- **Stated exercise**: Return each line that holds the word "this".

- **Given information**:
#####
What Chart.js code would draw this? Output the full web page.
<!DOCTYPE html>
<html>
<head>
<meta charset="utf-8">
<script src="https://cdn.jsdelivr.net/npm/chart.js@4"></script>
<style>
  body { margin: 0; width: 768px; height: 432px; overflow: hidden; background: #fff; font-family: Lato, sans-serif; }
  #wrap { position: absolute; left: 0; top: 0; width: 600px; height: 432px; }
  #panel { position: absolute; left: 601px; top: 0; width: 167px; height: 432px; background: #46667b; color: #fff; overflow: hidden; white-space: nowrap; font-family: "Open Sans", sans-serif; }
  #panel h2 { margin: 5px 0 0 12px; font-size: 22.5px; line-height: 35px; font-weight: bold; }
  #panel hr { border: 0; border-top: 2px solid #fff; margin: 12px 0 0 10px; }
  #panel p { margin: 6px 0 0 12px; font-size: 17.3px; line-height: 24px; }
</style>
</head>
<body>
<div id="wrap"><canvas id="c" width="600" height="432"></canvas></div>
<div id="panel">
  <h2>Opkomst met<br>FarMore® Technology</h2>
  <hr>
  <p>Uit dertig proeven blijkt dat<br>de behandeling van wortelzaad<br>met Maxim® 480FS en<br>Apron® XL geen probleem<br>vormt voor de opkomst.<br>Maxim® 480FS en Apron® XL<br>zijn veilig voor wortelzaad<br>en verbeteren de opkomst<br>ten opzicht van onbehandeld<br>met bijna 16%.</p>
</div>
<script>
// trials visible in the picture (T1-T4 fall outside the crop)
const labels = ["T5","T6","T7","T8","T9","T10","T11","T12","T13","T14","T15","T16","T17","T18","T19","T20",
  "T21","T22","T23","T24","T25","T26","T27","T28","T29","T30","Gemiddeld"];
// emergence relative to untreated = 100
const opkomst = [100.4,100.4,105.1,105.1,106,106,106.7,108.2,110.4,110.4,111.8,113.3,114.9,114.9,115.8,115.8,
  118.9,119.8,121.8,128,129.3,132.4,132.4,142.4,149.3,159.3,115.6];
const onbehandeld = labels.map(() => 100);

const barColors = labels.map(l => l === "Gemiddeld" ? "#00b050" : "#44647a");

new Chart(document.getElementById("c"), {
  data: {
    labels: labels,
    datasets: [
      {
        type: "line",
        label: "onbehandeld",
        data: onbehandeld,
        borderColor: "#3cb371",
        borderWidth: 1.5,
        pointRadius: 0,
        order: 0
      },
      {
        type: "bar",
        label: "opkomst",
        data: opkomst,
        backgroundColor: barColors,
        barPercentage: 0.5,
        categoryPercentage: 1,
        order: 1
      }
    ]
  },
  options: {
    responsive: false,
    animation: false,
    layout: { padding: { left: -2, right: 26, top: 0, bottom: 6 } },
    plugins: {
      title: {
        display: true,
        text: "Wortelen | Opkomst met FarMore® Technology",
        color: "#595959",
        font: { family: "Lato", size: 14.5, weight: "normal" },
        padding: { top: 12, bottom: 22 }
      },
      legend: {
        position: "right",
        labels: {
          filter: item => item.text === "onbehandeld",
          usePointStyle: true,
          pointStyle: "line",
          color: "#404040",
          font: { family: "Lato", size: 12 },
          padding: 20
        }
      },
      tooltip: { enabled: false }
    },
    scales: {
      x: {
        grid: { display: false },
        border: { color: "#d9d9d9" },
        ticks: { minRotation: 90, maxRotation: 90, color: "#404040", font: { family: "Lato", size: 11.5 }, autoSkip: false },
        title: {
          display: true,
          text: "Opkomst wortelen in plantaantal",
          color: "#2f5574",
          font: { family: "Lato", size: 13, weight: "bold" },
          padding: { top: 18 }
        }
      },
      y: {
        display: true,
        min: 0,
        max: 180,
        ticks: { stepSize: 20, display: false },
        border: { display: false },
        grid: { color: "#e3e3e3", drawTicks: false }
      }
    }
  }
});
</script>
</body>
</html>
#####
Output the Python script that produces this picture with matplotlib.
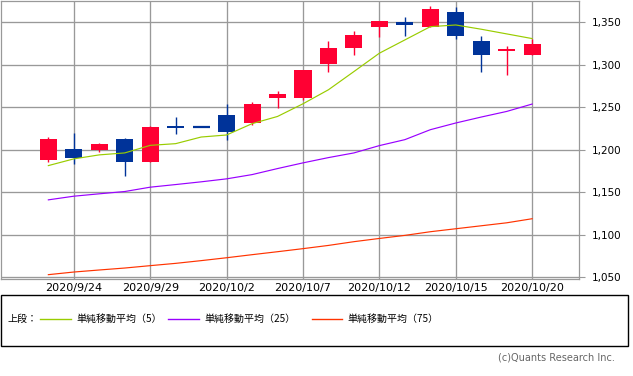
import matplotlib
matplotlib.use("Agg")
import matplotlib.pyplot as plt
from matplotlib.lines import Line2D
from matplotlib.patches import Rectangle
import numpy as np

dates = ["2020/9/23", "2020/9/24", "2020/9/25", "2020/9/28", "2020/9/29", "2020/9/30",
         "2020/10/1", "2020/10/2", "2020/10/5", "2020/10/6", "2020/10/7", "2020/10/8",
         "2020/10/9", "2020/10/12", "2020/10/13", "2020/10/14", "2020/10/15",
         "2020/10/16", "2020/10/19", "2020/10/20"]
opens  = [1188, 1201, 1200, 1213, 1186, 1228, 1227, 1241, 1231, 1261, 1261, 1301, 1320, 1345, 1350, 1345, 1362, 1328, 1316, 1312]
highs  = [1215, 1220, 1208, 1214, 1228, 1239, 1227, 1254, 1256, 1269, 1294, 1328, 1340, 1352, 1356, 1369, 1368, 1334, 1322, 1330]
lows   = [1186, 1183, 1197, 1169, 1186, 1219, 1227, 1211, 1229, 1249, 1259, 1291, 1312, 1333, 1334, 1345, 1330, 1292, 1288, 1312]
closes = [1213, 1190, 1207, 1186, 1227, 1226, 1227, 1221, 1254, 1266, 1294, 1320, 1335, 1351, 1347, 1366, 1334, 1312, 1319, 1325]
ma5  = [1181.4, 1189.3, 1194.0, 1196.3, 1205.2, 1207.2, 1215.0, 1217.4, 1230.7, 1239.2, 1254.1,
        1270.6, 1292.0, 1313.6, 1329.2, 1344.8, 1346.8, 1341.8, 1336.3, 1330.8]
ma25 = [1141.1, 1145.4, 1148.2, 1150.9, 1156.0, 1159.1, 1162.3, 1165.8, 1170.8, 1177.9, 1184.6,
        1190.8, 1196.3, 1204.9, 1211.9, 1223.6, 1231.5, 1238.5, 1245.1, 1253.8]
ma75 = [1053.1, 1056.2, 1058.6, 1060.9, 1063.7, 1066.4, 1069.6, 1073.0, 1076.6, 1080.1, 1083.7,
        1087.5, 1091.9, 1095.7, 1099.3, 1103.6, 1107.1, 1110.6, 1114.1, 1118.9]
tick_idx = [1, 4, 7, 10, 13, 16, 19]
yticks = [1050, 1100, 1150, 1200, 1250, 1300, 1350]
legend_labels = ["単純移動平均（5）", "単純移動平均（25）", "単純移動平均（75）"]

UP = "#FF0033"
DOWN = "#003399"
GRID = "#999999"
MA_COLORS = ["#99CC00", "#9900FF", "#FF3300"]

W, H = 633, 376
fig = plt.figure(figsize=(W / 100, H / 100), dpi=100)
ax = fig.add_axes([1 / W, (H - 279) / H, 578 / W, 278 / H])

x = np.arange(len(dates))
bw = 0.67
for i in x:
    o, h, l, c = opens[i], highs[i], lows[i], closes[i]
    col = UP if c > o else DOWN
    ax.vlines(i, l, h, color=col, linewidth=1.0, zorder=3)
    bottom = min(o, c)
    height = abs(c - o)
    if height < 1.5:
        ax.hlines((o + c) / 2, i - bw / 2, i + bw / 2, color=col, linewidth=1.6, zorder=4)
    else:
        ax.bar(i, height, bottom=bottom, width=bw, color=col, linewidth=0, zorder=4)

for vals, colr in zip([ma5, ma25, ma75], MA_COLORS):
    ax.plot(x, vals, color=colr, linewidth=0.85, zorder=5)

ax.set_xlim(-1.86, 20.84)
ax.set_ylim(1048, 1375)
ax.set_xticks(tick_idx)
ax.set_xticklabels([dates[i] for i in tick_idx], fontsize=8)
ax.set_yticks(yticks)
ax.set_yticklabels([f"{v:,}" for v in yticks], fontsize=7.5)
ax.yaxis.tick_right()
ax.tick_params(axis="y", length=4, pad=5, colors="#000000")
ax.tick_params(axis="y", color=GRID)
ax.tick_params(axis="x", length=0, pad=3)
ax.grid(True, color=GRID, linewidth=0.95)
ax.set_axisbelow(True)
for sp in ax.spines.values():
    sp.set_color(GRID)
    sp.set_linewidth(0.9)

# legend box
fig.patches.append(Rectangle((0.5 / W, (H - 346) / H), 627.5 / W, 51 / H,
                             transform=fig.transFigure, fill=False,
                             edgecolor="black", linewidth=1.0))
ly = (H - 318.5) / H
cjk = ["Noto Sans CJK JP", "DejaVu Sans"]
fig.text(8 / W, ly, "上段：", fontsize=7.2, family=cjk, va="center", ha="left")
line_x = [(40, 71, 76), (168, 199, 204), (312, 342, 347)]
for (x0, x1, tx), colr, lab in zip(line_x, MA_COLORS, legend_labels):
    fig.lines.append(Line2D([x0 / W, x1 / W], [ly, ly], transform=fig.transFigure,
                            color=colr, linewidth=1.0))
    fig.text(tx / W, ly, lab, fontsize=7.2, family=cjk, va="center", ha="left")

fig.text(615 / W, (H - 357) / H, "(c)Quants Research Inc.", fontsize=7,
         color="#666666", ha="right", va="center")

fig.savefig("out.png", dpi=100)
#####
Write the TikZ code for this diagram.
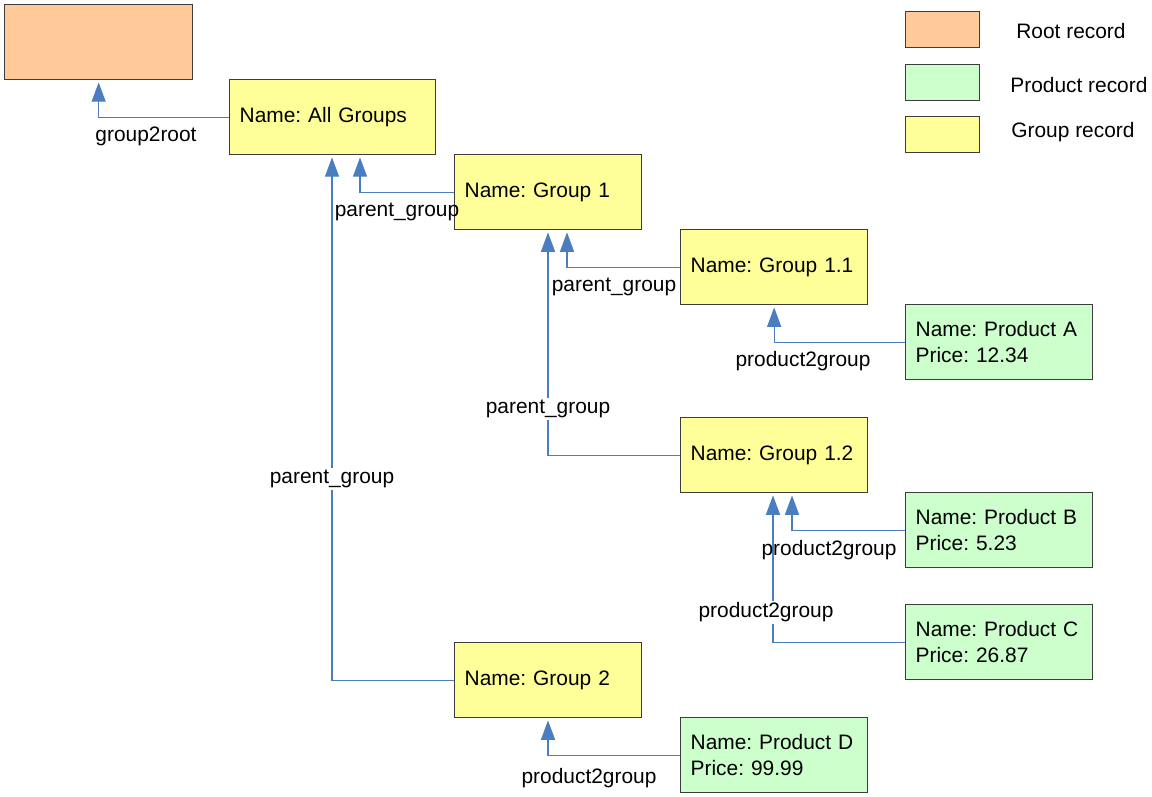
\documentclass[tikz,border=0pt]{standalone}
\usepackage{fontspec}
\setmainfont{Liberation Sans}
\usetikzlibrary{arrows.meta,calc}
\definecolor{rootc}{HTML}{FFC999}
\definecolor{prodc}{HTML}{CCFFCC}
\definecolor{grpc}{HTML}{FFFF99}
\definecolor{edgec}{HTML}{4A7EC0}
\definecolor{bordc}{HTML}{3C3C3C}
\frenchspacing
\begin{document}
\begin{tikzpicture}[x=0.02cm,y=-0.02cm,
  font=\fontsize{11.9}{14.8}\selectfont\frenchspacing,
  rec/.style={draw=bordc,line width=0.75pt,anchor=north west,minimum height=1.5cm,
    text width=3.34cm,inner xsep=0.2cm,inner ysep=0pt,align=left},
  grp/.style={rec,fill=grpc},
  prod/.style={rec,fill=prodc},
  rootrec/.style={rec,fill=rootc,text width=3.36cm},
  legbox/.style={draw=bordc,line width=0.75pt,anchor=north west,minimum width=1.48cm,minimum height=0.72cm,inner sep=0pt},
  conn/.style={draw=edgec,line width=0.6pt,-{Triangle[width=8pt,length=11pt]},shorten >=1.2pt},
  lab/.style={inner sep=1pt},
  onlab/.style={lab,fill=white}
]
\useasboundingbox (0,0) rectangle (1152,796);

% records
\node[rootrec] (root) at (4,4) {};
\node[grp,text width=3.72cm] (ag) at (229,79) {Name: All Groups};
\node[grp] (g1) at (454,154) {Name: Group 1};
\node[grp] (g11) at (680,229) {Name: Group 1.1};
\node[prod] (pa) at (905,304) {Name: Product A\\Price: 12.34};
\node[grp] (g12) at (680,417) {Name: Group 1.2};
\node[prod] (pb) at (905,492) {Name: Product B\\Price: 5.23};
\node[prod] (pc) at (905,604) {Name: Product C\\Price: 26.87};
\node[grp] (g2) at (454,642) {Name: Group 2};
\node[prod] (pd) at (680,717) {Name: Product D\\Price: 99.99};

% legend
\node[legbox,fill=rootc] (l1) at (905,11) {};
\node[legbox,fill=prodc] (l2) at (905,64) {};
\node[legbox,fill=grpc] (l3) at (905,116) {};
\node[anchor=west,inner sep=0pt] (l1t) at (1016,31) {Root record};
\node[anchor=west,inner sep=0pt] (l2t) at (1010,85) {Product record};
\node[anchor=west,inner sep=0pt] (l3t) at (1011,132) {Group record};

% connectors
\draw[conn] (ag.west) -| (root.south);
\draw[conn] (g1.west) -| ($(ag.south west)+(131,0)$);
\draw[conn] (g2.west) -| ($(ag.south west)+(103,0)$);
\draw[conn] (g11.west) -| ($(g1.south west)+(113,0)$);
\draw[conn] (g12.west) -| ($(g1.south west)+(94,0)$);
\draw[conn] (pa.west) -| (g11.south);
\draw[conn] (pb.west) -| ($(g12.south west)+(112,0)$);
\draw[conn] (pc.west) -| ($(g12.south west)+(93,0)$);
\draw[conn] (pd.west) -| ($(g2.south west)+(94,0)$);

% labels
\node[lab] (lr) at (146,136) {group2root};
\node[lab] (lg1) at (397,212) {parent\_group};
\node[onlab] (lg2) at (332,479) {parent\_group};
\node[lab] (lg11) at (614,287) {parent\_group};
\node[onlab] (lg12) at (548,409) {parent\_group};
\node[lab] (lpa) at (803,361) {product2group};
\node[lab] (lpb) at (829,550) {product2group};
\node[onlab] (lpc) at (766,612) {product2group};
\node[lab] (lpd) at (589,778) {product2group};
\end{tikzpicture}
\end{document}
#####
- **Exercise answer**:
What Chart.js code would draw this? Output the full web page.
Output the Python script that produces this picture with matplotlib.
Write the TikZ code for this diagram.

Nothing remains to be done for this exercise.